You remember the West Ham game when you lost a few teeth [20th May 1985]?
I just remember jumping and the next thing I landed on is Alan Hansen’s head and had Swindlehurst’s boot in my face. I was maybe knocked unconscious for ten seconds. They helped me off the pitch. Brucie’s coming around. ‘We’ve got a couple of teeth, Jan’ and I said: ‘What good is that’? So, welcome to English football.
You scored 21 goals in the 1985-86 double season. The FA Cup final was obviously a highlight.
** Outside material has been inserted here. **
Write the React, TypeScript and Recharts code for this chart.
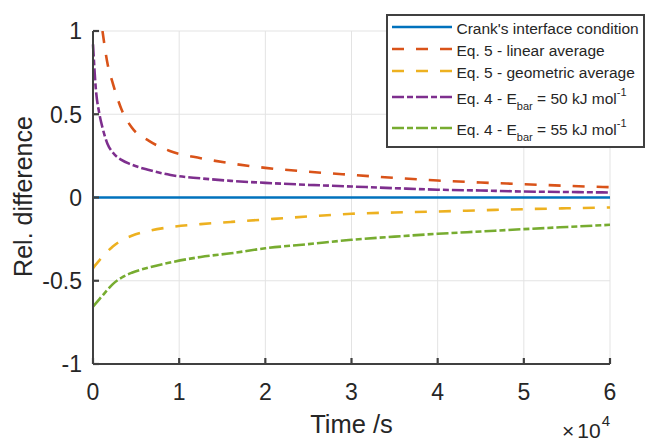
import React from 'react'
import { LineChart, Line, XAxis, YAxis, CartesianGrid } from 'recharts'

// time in seconds (axis shows it in units of 1e4)
const timeSec = [0, 300, 750, 1100, 1700, 2300, 3300, 4500, 6500, 9000, 12500, 16000, 20000, 25000, 30000, 35000, 40000, 45000, 50000, 55000, 60000]

const crankVals = [0, 0, 0, 0, 0, 0, 0, 0, 0, 0, 0, 0, 0, 0, 0, 0, 0, 0, 0, 0, 0]
const linearVals = [null, null, null, 1.0, 0.8, 0.686, 0.53, 0.42, 0.34, 0.278, 0.236, 0.205, 0.178, 0.155, 0.136, 0.118, 0.102, 0.09, 0.08, 0.07, 0.062]
const geometricVals = [-0.425, -0.405, -0.377, -0.356, -0.323, -0.294, -0.258, -0.23, -0.2, -0.178, -0.16, -0.147, -0.132, -0.114, -0.098, -0.09, -0.084, -0.077, -0.07, -0.065, -0.06]
const ebar50Vals = [0.92, 0.67, 0.5, 0.42, 0.32, 0.27, 0.226, 0.197, 0.165, 0.135, 0.115, 0.1, 0.088, 0.076, 0.066, 0.056, 0.047, 0.042, 0.036, 0.033, 0.03]
const ebar55Vals = [-0.655, -0.637, -0.61, -0.589, -0.553, -0.52, -0.482, -0.452, -0.42, -0.39, -0.357, -0.335, -0.305, -0.28, -0.254, -0.235, -0.218, -0.204, -0.19, -0.177, -0.164]

const xTicks = [0, 10000, 20000, 30000, 40000, 50000, 60000]
const yTicks = [-1, -0.5, 0, 0.5, 1]

const seriesKeys = ['crank', 'linear', 'geometric', 'ebar50', 'ebar55']
const seriesLabels = [
    "Crank's interface condition",
    'Eq. 5 - linear average',
    'Eq. 5 - geometric average',
    'Eq. 4 - E_{bar} = 50 kJ mol^{-1}',
    'Eq. 4 - E_{bar} = 55 kJ mol^{-1}',
]
const seriesColors = ['#0072BD', '#D95319', '#EDB120', '#7E2F8E', '#77AC30']
const seriesDash = [undefined, '12 12', '12 12', '12 3 6 3', '12 3 6 3']

const data = timeSec.map((t, i) => ({
    t,
    crank: crankVals[i],
    linear: linearVals[i],
    geometric: geometricVals[i],
    ebar50: ebar50Vals[i],
    ebar55: ebar55Vals[i],
}))

const AXIS = '#404040'
const TEXT = '#262626'
const FONT = '"Liberation Sans", Arial, Helvetica, sans-serif'
const TICK_LEN = 6
const tickLineStyle = { stroke: AXIS, strokeWidth: 2.2 }
const axisLineStyle = { stroke: AXIS, strokeWidth: 2 }

// ticks point inward (negative tickSize), so x/y below sit TICK_LEN inside the axis
function BottomTick({ x, y, payload }: any) {
    return (
        <text x={x} y={y + TICK_LEN + 36} textAnchor="middle" fontSize={23} fill={TEXT}>
            {payload.value / 10000}
        </text>
    )
}
function LeftTick({ x, y, payload }: any) {
    return (
        <text x={x - TICK_LEN - 11} y={y + 8.3} textAnchor="end" fontSize={23} fill={TEXT}>
            {payload.value}
        </text>
    )
}
function NoLabel() {
    return <g />
}

// tiny parser for E_{bar} / mol^{-1}
function richLabel(s: string) {
    const parts = s.split(/(_\{[^}]*\}|\^\{[^}]*\})/).filter(Boolean)
    let shift = 0
    return parts.map((p, i) => {
        let dy = 0
        let txt = p
        let size: number | undefined
        if (p.startsWith('_{')) {
            txt = p.slice(2, -1)
            dy = 6.5 - shift
            shift = 6.5
            size = 11
        } else if (p.startsWith('^{')) {
            txt = p.slice(2, -1)
            dy = -8 - shift
            shift = -8
            size = 11
        } else {
            dy = -shift
            shift = 0
        }
        return (
            <tspan key={i} dy={dy} fontSize={size}>
                {txt}
            </tspan>
        )
    })
}

function LegendBox() {
    const rowY = [27, 49, 71, 97, 128]
    return (
        <svg width={647} height={440} style={{ position: 'absolute', left: 0, top: 0, pointerEvents: 'none' }}>
            <rect x={387} y={15} width={257} height={132} fill="#fff" stroke={AXIS} strokeWidth={2} />
            {seriesLabels.map((lab, i) => (
                <g key={lab}>
                    <line
                        x1={392}
                        x2={452}
                        y1={rowY[i]}
                        y2={rowY[i]}
                        stroke={seriesColors[i]}
                        strokeWidth={2.6}
                        strokeDasharray={seriesDash[i]}
                    />
                    <text x={456.5} y={rowY[i] + 6.5} fontSize={15.5} fill={TEXT}>
                        {richLabel(lab)}
                    </text>
                </g>
            ))}
        </svg>
    )
}

export default function App() {
    return (
        <div style={{ position: 'absolute', left: 0, top: 0, width: 647, height: 440, background: '#fff', fontFamily: FONT }}>
            <LineChart width={647} height={440} data={data} margin={{ top: 31, right: 37, left: 0, bottom: 0 }}>
                <CartesianGrid stroke="#e3e3e3" strokeWidth={1} horizontalValues={yTicks} verticalValues={xTicks} />
                <XAxis
                    dataKey="t"
                    type="number"
                    domain={[0, 60000]}
                    ticks={xTicks}
                    interval={0}
                    height={76}
                    tickSize={-TICK_LEN}
                    tickMargin={0}
                    tick={<BottomTick />}
                    tickLine={tickLineStyle}
                    axisLine={axisLineStyle}
                />
                <XAxis
                    xAxisId="top"
                    orientation="top"
                    dataKey="t"
                    type="number"
                    domain={[0, 60000]}
                    ticks={xTicks}
                    interval={0}
                    height={0}
                    tickSize={-TICK_LEN}
                    tickMargin={0}
                    tick={<NoLabel />}
                    tickLine={tickLineStyle}
                    axisLine={axisLineStyle}
                />
                <YAxis
                    type="number"
                    domain={[-1, 1]}
                    allowDataOverflow
                    ticks={yTicks}
                    interval={0}
                    width={93}
                    tickSize={-TICK_LEN}
                    tickMargin={0}
                    tick={<LeftTick />}
                    tickLine={tickLineStyle}
                    axisLine={axisLineStyle}
                />
                <YAxis
                    yAxisId="right"
                    orientation="right"
                    type="number"
                    domain={[-1, 1]}
                    ticks={yTicks}
                    interval={0}
                    width={0}
                    tickSize={-TICK_LEN}
                    tickMargin={0}
                    tick={<NoLabel />}
                    tickLine={tickLineStyle}
                    axisLine={axisLineStyle}
                />
                {seriesKeys.map((k, i) => (
                    <Line
                        key={k}
                        type="monotone"
                        dataKey={k}
                        name={seriesLabels[i]}
                        stroke={seriesColors[i]}
                        strokeWidth={2.6}
                        strokeDasharray={seriesDash[i]}
                        dot={false}
                        activeDot={false}
                        isAnimationActive={false}
                    />
                ))}
                <text x={32} y={196.5} transform="rotate(-90 32 196.5)" textAnchor="middle" fontSize={25} fill={TEXT}>
                    Rel. difference
                </text>
                <text x={351.5} y={433} textAnchor="middle" fontSize={25.5} fill={TEXT}>
                    Time /s
                </text>
                <text x={610} y={437.5} textAnchor="end" fontSize={21} fill={TEXT}>
                    <tspan>×</tspan>
                    <tspan dx={3}>10</tspan>
                    <tspan dx={1} dy={-12} fontSize={15}>
                        4
                    </tspan>
                </text>
            </LineChart>
            <LegendBox />
        </div>
    )
}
It’s a dream to play in a cup final. We used to watch the FA Cup final every year in Denmark. I wanted to be the first Dane to play in an FA Cup final. I didn’t manage that as Jesper Olsen got there twelve months before. But I am probably the one Danish player who had the biggest impact on a cup final being involved in all the three goals. That was undoubtedly the highlight of my footballing career.
Did you think your Liverpool career would take a turn for the worse when Souness took over?
No, not really because Souness had tried to sign me for Glasgow Rangers. The first thing he did when he came to Liverpool was to move me to sweeper. I played two games as a sweeper and then he told me I could go. That only lasted for about six weeks. He had then realised the replacements he had in Don Hutchison, Mike Marsh and Jamie Redknapp weren’t quite ready, so he brought me back into it.
You played as a sweeper as well under Dalglish. Did you like it?
Did I like it? I didn’t mind. I could play in that position, but my preferred position was midfield. Kenny Dalglish never played me a sweeper because of my defensive qualities, but because of my ability to start play from the back so it wasn’t too bad.